DIRECTION — Present the data once more in exactly its original form.

┌──

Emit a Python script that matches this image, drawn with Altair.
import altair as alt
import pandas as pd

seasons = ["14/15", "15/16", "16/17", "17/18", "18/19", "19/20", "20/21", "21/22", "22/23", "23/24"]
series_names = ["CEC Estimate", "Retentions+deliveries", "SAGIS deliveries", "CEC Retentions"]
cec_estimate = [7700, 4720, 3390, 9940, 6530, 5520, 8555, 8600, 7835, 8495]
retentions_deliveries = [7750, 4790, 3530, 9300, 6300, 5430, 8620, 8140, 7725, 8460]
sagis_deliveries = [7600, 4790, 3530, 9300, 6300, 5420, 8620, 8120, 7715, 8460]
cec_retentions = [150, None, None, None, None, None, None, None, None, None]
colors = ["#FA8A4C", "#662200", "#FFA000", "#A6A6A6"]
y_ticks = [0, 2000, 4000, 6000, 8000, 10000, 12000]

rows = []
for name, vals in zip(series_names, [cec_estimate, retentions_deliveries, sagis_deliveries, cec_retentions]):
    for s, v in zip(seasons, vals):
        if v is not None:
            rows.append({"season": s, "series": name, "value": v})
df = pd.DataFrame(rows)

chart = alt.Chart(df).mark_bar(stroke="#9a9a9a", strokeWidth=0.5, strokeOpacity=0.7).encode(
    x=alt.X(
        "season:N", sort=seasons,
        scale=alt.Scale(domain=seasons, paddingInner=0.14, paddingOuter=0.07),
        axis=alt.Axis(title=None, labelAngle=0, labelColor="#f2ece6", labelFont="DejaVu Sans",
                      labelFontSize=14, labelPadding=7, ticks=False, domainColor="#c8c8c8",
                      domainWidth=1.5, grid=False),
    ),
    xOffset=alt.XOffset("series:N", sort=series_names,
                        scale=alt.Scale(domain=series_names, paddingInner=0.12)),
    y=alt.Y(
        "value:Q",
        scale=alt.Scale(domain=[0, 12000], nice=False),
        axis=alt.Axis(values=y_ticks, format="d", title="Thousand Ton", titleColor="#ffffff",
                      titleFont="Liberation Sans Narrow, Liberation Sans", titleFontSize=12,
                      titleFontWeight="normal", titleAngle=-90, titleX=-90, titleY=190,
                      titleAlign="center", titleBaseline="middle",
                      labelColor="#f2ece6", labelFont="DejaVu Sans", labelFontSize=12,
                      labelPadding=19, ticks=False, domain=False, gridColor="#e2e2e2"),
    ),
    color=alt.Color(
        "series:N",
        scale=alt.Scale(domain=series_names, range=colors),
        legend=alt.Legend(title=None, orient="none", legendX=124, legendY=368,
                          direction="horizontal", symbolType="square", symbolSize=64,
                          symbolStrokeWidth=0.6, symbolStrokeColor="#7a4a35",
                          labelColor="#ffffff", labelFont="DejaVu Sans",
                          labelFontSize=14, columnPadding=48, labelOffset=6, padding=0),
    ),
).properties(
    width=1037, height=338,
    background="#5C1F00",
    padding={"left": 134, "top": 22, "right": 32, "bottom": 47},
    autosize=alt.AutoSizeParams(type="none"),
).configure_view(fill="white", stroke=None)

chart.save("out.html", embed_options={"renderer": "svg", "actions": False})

└──

TASK RESULT —
Emit a Python script that matches this image, drawn with Altair.
import altair as alt
import pandas as pd

seasons = ["14/15", "15/16", "16/17", "17/18", "18/19", "19/20", "20/21", "21/22", "22/23", "23/24"]
series_names = ["CEC Estimate", "Retentions+deliveries", "SAGIS deliveries", "CEC Retentions"]
cec_estimate = [7700, 4720, 3390, 9940, 6530, 5520, 8555, 8600, 7835, 8495]
retentions_deliveries = [7750, 4790, 3530, 9300, 6300, 5430, 8620, 8140, 7725, 8460]
sagis_deliveries = [7600, 4790, 3530, 9300, 6300, 5420, 8620, 8120, 7715, 8460]
cec_retentions = [150, None, None, None, None, None, None, None, None, None]
colors = ["#FA8A4C", "#662200", "#FFA000", "#A6A6A6"]
y_ticks = [0, 2000, 4000, 6000, 8000, 10000, 12000]

rows = []
for name, vals in zip(series_names, [cec_estimate, retentions_deliveries, sagis_deliveries, cec_retentions]):
    for s, v in zip(seasons, vals):
        if v is not None:
            rows.append({"season": s, "series": name, "value": v})
df = pd.DataFrame(rows)

chart = alt.Chart(df).mark_bar(stroke="#9a9a9a", strokeWidth=0.5, strokeOpacity=0.7).encode(
    x=alt.X(
        "season:N", sort=seasons,
        scale=alt.Scale(domain=seasons, paddingInner=0.14, paddingOuter=0.07),
        axis=alt.Axis(title=None, labelAngle=0, labelColor="#f2ece6", labelFont="DejaVu Sans",
                      labelFontSize=14, labelPadding=7, ticks=False, domainColor="#c8c8c8",
                      domainWidth=1.5, grid=False),
    ),
    xOffset=alt.XOffset("series:N", sort=series_names,
                        scale=alt.Scale(domain=series_names, paddingInner=0.12)),
    y=alt.Y(
        "value:Q",
        scale=alt.Scale(domain=[0, 12000], nice=False),
        axis=alt.Axis(values=y_ticks, format="d", title="Thousand Ton", titleColor="#ffffff",
                      titleFont="Liberation Sans Narrow, Liberation Sans", titleFontSize=12,
                      titleFontWeight="normal", titleAngle=-90, titleX=-90, titleY=190,
                      titleAlign="center", titleBaseline="middle",
                      labelColor="#f2ece6", labelFont="DejaVu Sans", labelFontSize=12,
                      labelPadding=19, ticks=False, domain=False, gridColor="#e2e2e2"),
    ),
    color=alt.Color(
        "series:N",
        scale=alt.Scale(domain=series_names, range=colors),
        legend=alt.Legend(title=None, orient="none", legendX=124, legendY=368,
                          direction="horizontal", symbolType="square", symbolSize=64,
                          symbolStrokeWidth=0.6, symbolStrokeColor="#7a4a35",
                          labelColor="#ffffff", labelFont="DejaVu Sans",
                          labelFontSize=14, columnPadding=48, labelOffset=6, padding=0),
    ),
).properties(
    width=1037, height=338,
    background="#5C1F00",
    padding={"left": 134, "top": 22, "right": 32, "bottom": 47},
    autosize=alt.AutoSizeParams(type="none"),
).configure_view(fill="white", stroke=None)

chart.save("out.html", embed_options={"renderer": "svg", "actions": False})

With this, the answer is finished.